In yet another place, in Donbass, the war rages on. Vitalii Shupliak, the Ukrainian artist, presents the story of the relocated cultural initiative IZOLYATSIA, as well as the stories of his friends whose lives were brutally disrupted by the forced emigration to Poznań, Berlin, Paris…
In Poznań, there are no bombs falling on our heads but the streets are not so safe, especially when you ride a pink bike, take a tram while wearing a hijab or talk in a language other than Polish. In the evenings, Anna Adamowicz sends a message from one of the apartment blocks in Poznań. She admits that there is no hope, because the end of the world is near and the capital still far away, especially distant from the sectors of culture and education in which the graduates in arts and humanities often seek (and rarely find) employment. In the ashes of the activist burnouts there is, however, a flicker of a smile that makes the world tremble.
On November 13, 2015, Paris is shaken by terror. The art student, Vanessa Gravenor, gets injured by a Kalashnikov bullet. The weapon trafficked from the Balkans to Vienna found its way straight to the hands of a gunmen pledging allegiance to the Islamic State, who started to shoot blindly at people on a warm weekend night between Friday and Saturday.

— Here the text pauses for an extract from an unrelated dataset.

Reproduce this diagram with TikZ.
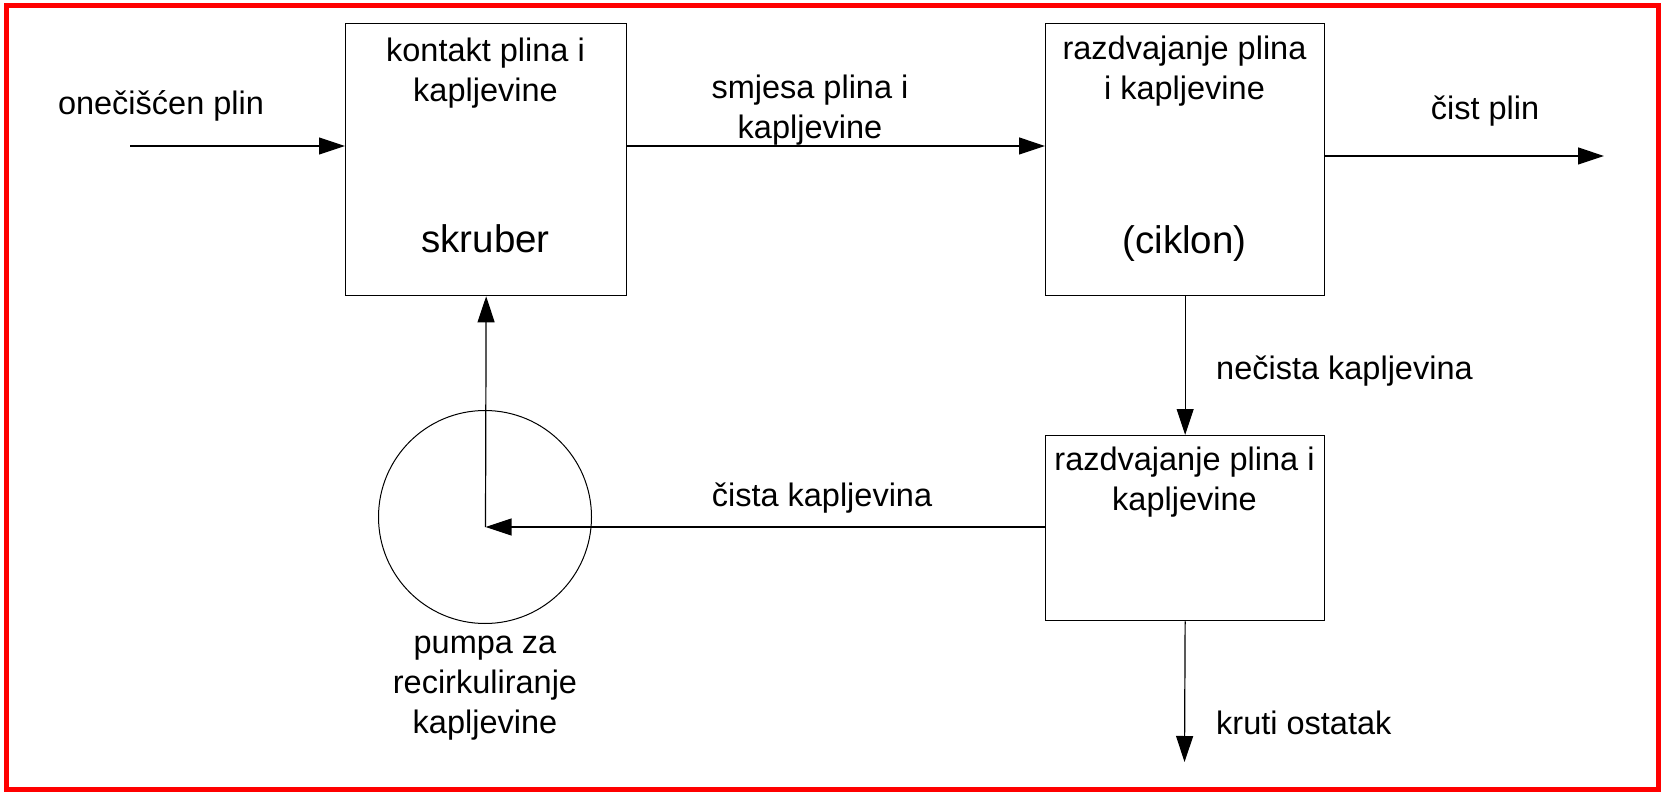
\documentclass[tikz,border=0pt]{standalone}
\usepackage{fontspec}
\setmainfont{Liberation Sans}
\usetikzlibrary{arrows.meta}
\begin{document}
\begin{tikzpicture}[x=1pt,y=-1pt,
  box/.style={draw, line width=1.3pt, inner sep=0pt, anchor=north west},
  lbl/.style={font=\fontsize{32.5}{40}\selectfont, align=center, inner sep=0pt},
  big/.style={font=\fontsize{38.5}{46}\selectfont, inner sep=0pt},
  flow/.style={line width=1.2pt, -{Triangle[length=26pt,width=17pt]}}]
\useasboundingbox (0,0) rectangle (1663,794);
\draw[red, line width=5pt] (6,6) rectangle (1658,789);
% boxes
\node[box, minimum width=281pt, minimum height=272pt] (scrub) at (345,23) {};
\node[box, minimum width=279pt, minimum height=272pt] (cyc) at (1045,23) {};
\node[box, minimum width=279pt, minimum height=185pt] (sep) at (1045,435) {};
\node[draw, circle, line width=1pt, minimum size=213pt, inner sep=0pt] (pump) at (485,517) {};
% box texts
\node[lbl] (t1) at (485.5,73) {kontakt plina i\\kapljevine};
\node[big] (t2) at (485.5,239) {skruber};
\node[lbl] (t3) at (1184.5,71) {razdvajanje plina\\i kapljevine};
\node[big] (t4) at (1184.5,244) {(ciklon)};
\node[lbl] (t5) at (1184.5,482) {razdvajanje plina i\\kapljevine};
% flow labels
\node[lbl] (l1) at (161,106) {onečišćen plin};
\node[lbl] (l2) at (810,110) {smjesa plina i\\kapljevine};
\node[lbl] (l3) at (1485,111) {čist plin};
\node[lbl, anchor=west] (l4) at (1216,371) {nečista kapljevina};
\node[lbl] (l5) at (822,498) {čista kapljevina};
\node[lbl] (l6) at (485,688) {pumpa za\\recirkuliranje\\kapljevine};
\node[lbl, anchor=west] (l7) at (1216,723) {kruti ostatak};
% coordinates
\coordinate (in) at (130,146);
\coordinate (out) at (1604,156);
\coordinate (pc) at (485.5,527);
\coordinate (solid) at (1184.5,762);
% connectors
\draw[flow] (in) -- (in -| scrub.west);
\draw[flow] (in -| scrub.east) -- (in -| cyc.west);
\draw[flow] (out -| cyc.east) -- (out);
\draw[flow] (cyc.south) -- (sep.north);
\draw[flow] (pc -| sep.west) -- (pc);
\draw[flow] (pc) -- (scrub.south);
\draw[flow] (sep.south) -- (solid);
\end{tikzpicture}
\end{document}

Parallel to this events, behind the walls of the Academy of Art in Szczecin, the artist Ola Lewicka presents an alternative to the oppressive system based on authority figures. For this purpose she quotes Friedrich Nietzsche: “A: ‘What? You want no imitators?’ B: ‘I do not want to have people imitate my example; I wish that everybody would fashion his own example, as I do.’ A: ‘So?’ ”
The RTV Magazine has no sure answer to the question of how to tackle violence or how to heal oneself while remembering about others. For now, in order to sooth our damaged bodies, we follow the breathing scores of Dobrawa Borkała, compose the new epoch of the Chthulucene from the synthetic shells and garbage and practice feminism on a global scale together with IWS. We encourage everyone to participate and point to some other possible directions of saving the transformative parts of ourselves by reaching the deep deposits of violence.